Disney Shareholders Reject Call to Split Chairman-CEO Jobs

Sixty-five percent of investors opposed the proposal from three state pension funds.

Walt Disney Co. investors turned back calls for a future split of the two top jobs held by Chairman and Chief Executive Officer Robert Iger, rejecting the demands of three state pension funds.

Sixty-five percent of shareholders voting opposed the split, Disney said today at its annual meeting in Phoenix. The company’s executive compensation and bonus plans passed, and Iger was re-elected to the board with 98 percent support.

Investors in Disney, the world’s largest entertainment company, were considering a proposal by the Connecticut Retirement Plans & Trust Funds to split the roles of chairman and CEO going forward. Iger, who plans to step down as CEO in March 2015, led Disney to a 76 percent total shareholder return for the fiscal year ended in September, the company has said.

“He’s had phenomenally good performance,” said Kannan Ramaswamy, a professor of management at the Thunderbird School of Global Management in Glendale, Arizona, who spoke before the meeting. “Shareholders should be happy. This was not the most opportune time to pick a fight.”

Disney reached an all-time closing high yesterday of $56.48. The shares were little changed at $56.45 as of 2:26 p.m. in New York.
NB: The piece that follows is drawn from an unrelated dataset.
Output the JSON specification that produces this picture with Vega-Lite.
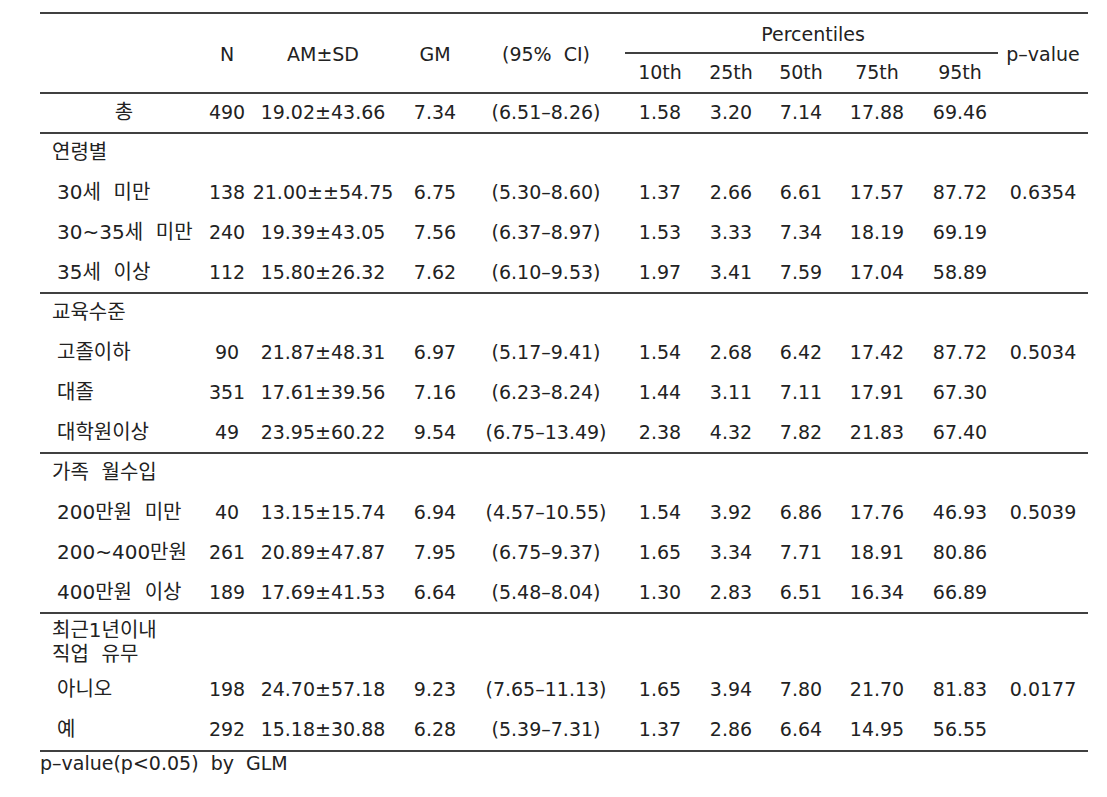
{
  "$schema": "https://vega.github.io/schema/vega-lite/v6.json",
  "width": 1107,
  "height": 797,
  "padding": 0,
  "autosize": {"type": "none"},
  "background": "white",
  "config": {
    "view": {"stroke": null},
    "text": {"font": "DejaVu Sans, Noto Sans CJK KR", "fontSize": 19, "color": "#222222", "baseline": "middle"}
  },
  "datasets": {
    "table": [
      {"r": 5, "level": "total", "label": "총", "N": "490", "AM": "19.02±43.66", "GM": "7.34", "CI": "(6.51–8.26)", "P10": "1.58", "P25": "3.20", "P50": "7.14", "P75": "17.88", "P95": "69.46", "p": ""},
      {"r": 9, "level": "sub", "label": "30세\u00a0 미만", "N": "138", "AM": "21.00±±54.75", "GM": "6.75", "CI": "(5.30–8.60)", "P10": "1.37", "P25": "2.66", "P50": "6.61", "P75": "17.57", "P95": "87.72", "p": "0.6354"},
      {"r": 11, "level": "sub", "label": "30~35세\u00a0 미만", "N": "240", "AM": "19.39±43.05", "GM": "7.56", "CI": "(6.37–8.97)", "P10": "1.53", "P25": "3.33", "P50": "7.34", "P75": "18.19", "P95": "69.19", "p": ""},
      {"r": 13, "level": "sub", "label": "35세\u00a0 이상", "N": "112", "AM": "15.80±26.32", "GM": "7.62", "CI": "(6.10–9.53)", "P10": "1.97", "P25": "3.41", "P50": "7.59", "P75": "17.04", "P95": "58.89", "p": ""},
      {"r": 17, "level": "sub", "label": "고졸이하", "N": "90", "AM": "21.87±48.31", "GM": "6.97", "CI": "(5.17–9.41)", "P10": "1.54", "P25": "2.68", "P50": "6.42", "P75": "17.42", "P95": "87.72", "p": "0.5034"},
      {"r": 19, "level": "sub", "label": "대졸", "N": "351", "AM": "17.61±39.56", "GM": "7.16", "CI": "(6.23–8.24)", "P10": "1.44", "P25": "3.11", "P50": "7.11", "P75": "17.91", "P95": "67.30", "p": ""},
      {"r": 21, "level": "sub", "label": "대학원이상", "N": "49", "AM": "23.95±60.22", "GM": "9.54", "CI": "(6.75–13.49)", "P10": "2.38", "P25": "4.32", "P50": "7.82", "P75": "21.83", "P95": "67.40", "p": ""},
      {"r": 25, "level": "sub", "label": "200만원\u00a0 미만", "N": "40", "AM": "13.15±15.74", "GM": "6.94", "CI": "(4.57–10.55)", "P10": "1.54", "P25": "3.92", "P50": "6.86", "P75": "17.76", "P95": "46.93", "p": "0.5039"},
      {"r": 27, "level": "sub", "label": "200~400만원", "N": "261", "AM": "20.89±47.87", "GM": "7.95", "CI": "(6.75–9.37)", "P10": "1.65", "P25": "3.34", "P50": "7.71", "P75": "18.91", "P95": "80.86", "p": ""},
      {"r": 29, "level": "sub", "label": "400만원\u00a0 이상", "N": "189", "AM": "17.69±41.53", "GM": "6.64", "CI": "(5.48–8.04)", "P10": "1.30", "P25": "2.83", "P50": "6.51", "P75": "16.34", "P95": "66.89", "p": ""},
      {"r": 34, "level": "sub", "label": "아니오", "N": "198", "AM": "24.70±57.18", "GM": "9.23", "CI": "(7.65–11.13)", "P10": "1.65", "P25": "3.94", "P50": "7.80", "P75": "21.70", "P95": "81.83", "p": "0.0177"},
      {"r": 36, "level": "sub", "label": "예", "N": "292", "AM": "15.18±30.88", "GM": "6.28", "CI": "(5.39–7.31)", "P10": "1.37", "P25": "2.86", "P50": "6.64", "P75": "14.95", "P95": "56.55", "p": ""}
    ],
    "groups": [
      {"r": 7, "label": "연령별"},
      {"r": 15, "label": "교육수준"},
      {"r": 23, "label": "가족\u00a0 월수입"},
      {"r": 31, "label": "최근1년이내"},
      {"r": 32, "label": "직업\u00a0 유무"}
    ],
    "cols": [
      {"key": "N", "c": 4},
      {"key": "AM", "c": 5},
      {"key": "GM", "c": 6},
      {"key": "CI", "c": 7},
      {"key": "P10", "c": 9},
      {"key": "P25", "c": 10},
      {"key": "P50", "c": 11},
      {"key": "P75", "c": 12},
      {"key": "P95", "c": 13},
      {"key": "p", "c": 15}
    ],
    "headers": [
      {"r": 2, "c": 4, "level": "main", "t": "N"},
      {"r": 2, "c": 5, "level": "main", "t": "AM±SD"},
      {"r": 2, "c": 6, "level": "main", "t": "GM"},
      {"r": 2, "c": 7, "level": "main", "t": "(95%\u00a0 CI)"},
      {"r": 2, "c": 15, "level": "main", "t": "p–value"},
      {"r": 3, "c": 9, "level": "sub", "t": "10th"},
      {"r": 3, "c": 10, "level": "sub", "t": "25th"},
      {"r": 3, "c": 11, "level": "sub", "t": "50th"},
      {"r": 3, "c": 12, "level": "sub", "t": "75th"},
      {"r": 3, "c": 13, "level": "sub", "t": "95th"},
      {"r": 1, "c": 11, "level": "span", "t": "Percentiles"}
    ],
    "rules": [
      {"r": 0, "c1": 0, "c2": 16},
      {"r": 2, "c1": 8, "c2": 14},
      {"r": 4, "c1": 0, "c2": 16},
      {"r": 6, "c1": 0, "c2": 16},
      {"r": 14, "c1": 0, "c2": 16},
      {"r": 22, "c1": 0, "c2": 16},
      {"r": 30, "c1": 0, "c2": 16},
      {"r": 37, "c1": 0, "c2": 16}
    ],
    "notes": [
      {"r": 38, "t": "p–value(p<0.05)\u00a0 by\u00a0 GLM"}
    ]
  },
  "layer": [
    {
      "data": {"name": "rules"},
      "mark": {"type": "rule", "color": "#000000", "strokeWidth": 1.3},
      "encoding": {
        "x": {"field": "c1", "type": "quantitative", "axis": null, "scale": {"domain": [0,1,2,3,4,5,6,7,8,9,10,11,12,13,14,15,16], "range": [40,52,57,124,227,323,435,546,625,660,731,801,877,960,998,1043,1088], "nice": false, "zero": false}},
        "x2": {"field": "c2"},
        "y": {"field": "r", "type": "quantitative", "axis": null, "scale": {"domain": [0, 30, 31, 32, 34, 36, 37, 38], "range": [13, 613, 631, 655, 690, 730, 751, 764], "nice": false, "zero": false}}
      }
    },
    {
      "data": {"name": "table"},
      "transform": [
        {"fold": ["N", "AM", "GM", "CI", "P10", "P25", "P50", "P75", "P95", "p"], "as": ["key", "t"]},
        {"lookup": "key", "from": {"data": {"name": "cols"}, "key": "key", "fields": ["c"]}}
      ],
      "mark": {"type": "text", "align": "center"},
      "encoding": {
        "x": {"field": "c", "type": "quantitative", "axis": null},
        "y": {"field": "r", "type": "quantitative", "axis": null},
        "text": {"field": "t"}
      }
    },
    {
      "data": {"name": "table"},
      "transform": [{"filter": "datum.level === 'total'"}],
      "mark": {"type": "text", "align": "center", "fontSize": 20},
      "encoding": {
        "x": {"datum": 3, "type": "quantitative", "axis": null},
        "y": {"field": "r", "type": "quantitative", "axis": null},
        "text": {"field": "label"}
      }
    },
    {
      "data": {"name": "table"},
      "transform": [{"filter": "datum.level === 'sub'"}],
      "mark": {"type": "text", "align": "left", "fontSize": 20},
      "encoding": {
        "x": {"datum": 2, "type": "quantitative", "axis": null},
        "y": {"field": "r", "type": "quantitative", "axis": null},
        "text": {"field": "label"}
      }
    },
    {
      "data": {"name": "groups"},
      "mark": {"type": "text", "align": "left", "fontSize": 20},
      "encoding": {
        "x": {"datum": 1, "type": "quantitative", "axis": null},
        "y": {"field": "r", "type": "quantitative", "axis": null},
        "text": {"field": "label"}
      }
    },
    {
      "data": {"name": "headers"},
      "transform": [{"filter": "datum.level === 'main'"}],
      "mark": {"type": "text", "align": "center", "dy": 2},
      "encoding": {
        "x": {"field": "c", "type": "quantitative", "axis": null},
        "y": {"field": "r", "type": "quantitative", "axis": null},
        "text": {"field": "t"}
      }
    },
    {
      "data": {"name": "headers"},
      "transform": [{"filter": "datum.level === 'sub'"}],
      "mark": {"type": "text", "align": "center"},
      "encoding": {
        "x": {"field": "c", "type": "quantitative", "axis": null},
        "y": {"field": "r", "type": "quantitative", "axis": null},
        "text": {"field": "t"}
      }
    },
    {
      "data": {"name": "headers"},
      "transform": [{"filter": "datum.level === 'span'"}],
      "mark": {"type": "text", "align": "center", "dx": 12, "dy": 2},
      "encoding": {
        "x": {"field": "c", "type": "quantitative", "axis": null},
        "y": {"field": "r", "type": "quantitative", "axis": null},
        "text": {"field": "t"}
      }
    },
    {
      "data": {"name": "notes"},
      "mark": {"type": "text", "align": "left"},
      "encoding": {
        "x": {"datum": 0, "type": "quantitative", "axis": null},
        "y": {"field": "r", "type": "quantitative", "axis": null},
        "text": {"field": "t"}
      }
    }
  ]
}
The Connecticut funds said in the company’s Jan. 18 proxy filing that it was in the best interest of shareholders to separate board leadership and management.

The California Public Employees’ Retirement System and the California State Teachers’ Retirement System, the two largest U.S. pension funds, also supported the non-binding measure to split top management duties. They were joined by proxy advisers Institutional Shareholder Services Inc. and Glass Lewis & Co.

Calstrs went further, saying it opposed re-electing Iger and five other nominees to the board, as well as the incentive and compensation plans at Burbank, California-based Disney.

Calpers supported the board nominees and the executive pay plan, which garnered 58 percent shareholder support. An amendment to the bonus plan was approved by 88 percent.

“If the shareholders aren’t happy, let them sell their stock,” investor Bill Murdoch, 76, a retired engineer from Sedona, Arizona, said at the meeting. “Don’t you think he’s worth it? I do.”

Iger, 62, held only the CEO’s title until last year, when he was named to the added role of chairman as part of a new employment contract. After relinquishing the role of CEO, he will serve as executive chairman for 15 months through June 30, 2016, according to the company.

 

‘Good Job’

Iger’s fiscal 2012 compensation totaled $40.2 million based on SEC reporting rules, according to the company’s annual proxy filing. That includes a salary of $2.5 million, plus stock and option awards, incentive pay and an increase in the value of his pension.

Disney appointed an independent chairman in 2004 amid a shareholder revolt against then-CEO Michael Eisner.

In its proxy statement, the company said it changed Iger’s compensation last year based on discussions with large investors to better link pay to earnings and stock performance.

The company’s 76 percent total shareholder return for the fiscal year ended in September was more than double the 30 percent return of the S&P 500 Index, the company said.

“They’ve done a good job,” said Noble Jackson, a 61-year-old veterinary science professor from Tucson who said he voted against the chairman-CEO proposal. “If it ain’t broke, don’t fix it.”